Protectionism is running amok in the US

The writer is director of economic policy studies at the American Enterprise Institute

Nippon Steel and US Steel reached a deal in December for the Japanese steelmaker to acquire its iconic US competitor. The acquisition is a non-hostile, $14.1bn deal in which Nippon would pay $55 per share — a 40 per cent premium to the US company’s share price the trading day before the deal. Investors cheered, with shares in US Steel rising 26.1 per cent the day it was announced. 

But the merger is opposed by the United Steelworkers labour union. And on Thursday last week, President Joe Biden sided with the union, declaring that it was “vital” for US Steel to remain “domestically owned and operated”.

An American president opposing investment by a staunch ally in a US manufacturing company is a sign that protectionism has run amok. What Biden should be focused on instead is the long-term prosperity of the American people.

Nippon’s acquisition of US Steel would benefit the economy broadly and the working class specifically. The company intends to inject much-needed technology and capital into US Steel. This would raise the productivity of its workers, putting upward pressure on their wages and incomes, and potentially increasing employment opportunities and steel output. 

There may be downstream benefits, as well. As productivity increased and US Steel prices fell, the incentive facing domestic manufacturers to import steel from abroad would reduce. This could allow domestic manufacturers to cut their costs and become more competitive. In the US, for every job in steel production, there are around 14 jobs in industries that use steel intensively. 

The major obstacle to the deal going through is a national security review led by the Treasury department. Some elected officials have expressed security concerns. But that is ridiculous — Japan is a staunch ally of America. And under the terms of the deal, US Steel production will remain in the US.

The president stopped just short of pledging to block the deal, and his statement did not reference national security. But if he does block it on national security grounds, he would echo the abuses of his predecessor, Donald Trump, who imposed “Section 232” national security tariffs on US allies, including Canada and European nations.

Indeed, it should surprise no one that in January, Trump publicly pledged to block the deal “instantaneously” should he win the 2024 election. This is yet another example of the Biden-Trump consensus against sound economic policy. 

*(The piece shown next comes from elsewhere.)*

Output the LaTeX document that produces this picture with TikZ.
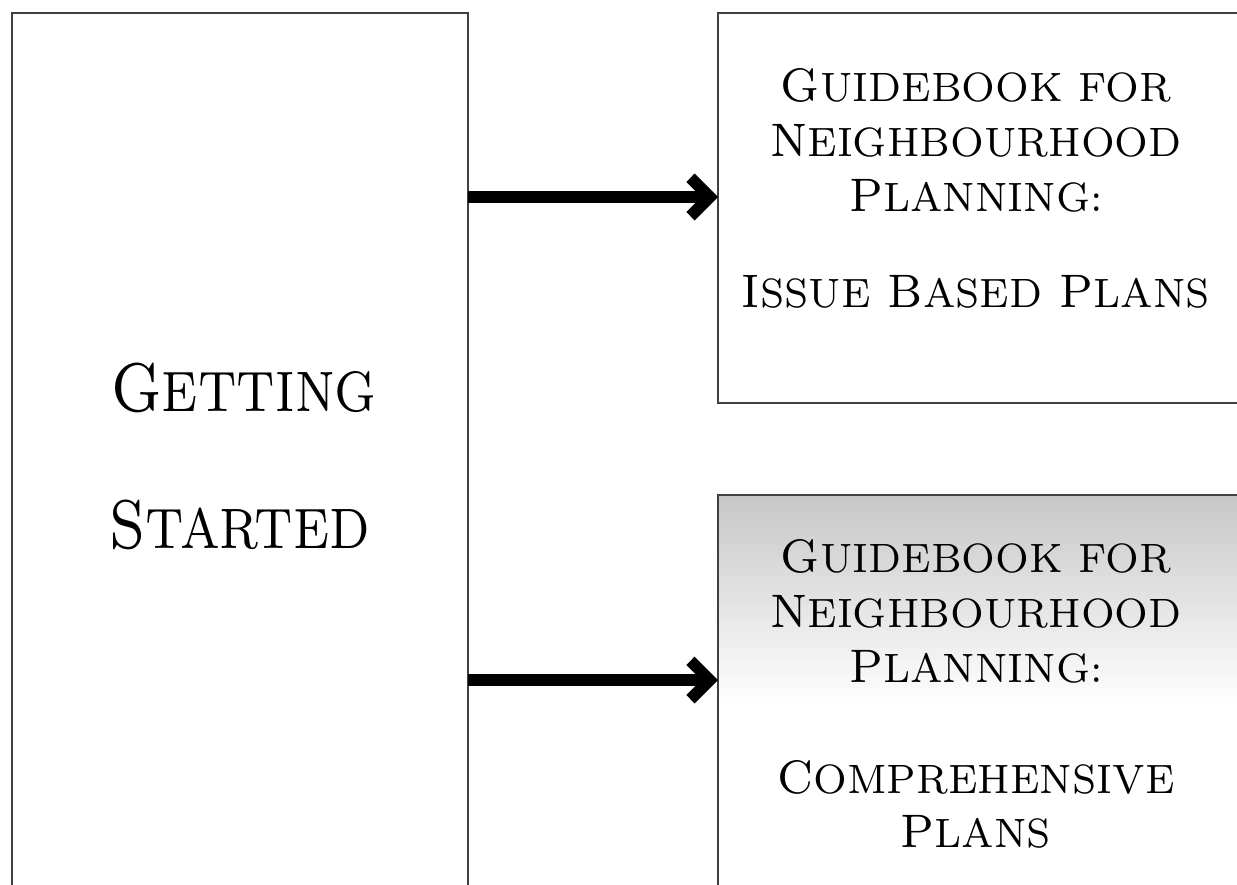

There are four broader issues at stake. First, this episode casts doubt on the degree to which talk about “resilience” and the need for “friendshoring” is based on legitimate concerns about national security. Japan is America’s friend, so Biden’s opposition to the deal suggests that “resilience” rhetoric is often little more than a fig leaf for rank protectionism.

Second, this might have a chilling effect on the willingness of other foreign companies to invest in the US. But foreign investment is a sign of the strength of the American economy, and Biden should be doing all he can to welcome more of it. The more than $5tn in foreign direct investment in the US is increasing the productivity of American workers and building up the country’s industrial base and services economy.

Third, Japan is an increasingly important Pacific ally as the US’s relationship with China becomes more adversarial. Biden should be using economic policy to strengthen this partnership, not to weaken it by treating a Japanese company as a security threat.

Finally, the president’s unusual intervention in a single deal is itself a threat to economic liberty. In a free society, the government should not attempt to blow up voluntary transactions between private parties. America’s long-term prosperity rests on the responsible use of government power, including the president’s bully pulpit. Because this deal clearly does not threaten national security, blocking it on those grounds would also weaken the rule of law. Biden is further eroding foundational norms weakened by Trump.

US Steel is an American icon. JPMorgan financed its creation; Andrew Carnegie helped to found it. It was once the largest corporation in the world, and its plants lined the banks of Pennsylvania’s Monongahela River. The closure of those plants was lamented in a song by Bruce Springsteen. 

But even more iconic than US Steel are the commitments that Biden would be undermining if he blocked the deal — to sound economic policy that supports long-term prosperity, the value of foreign investment, and support for America’s allies, the rule of law and economic freedom.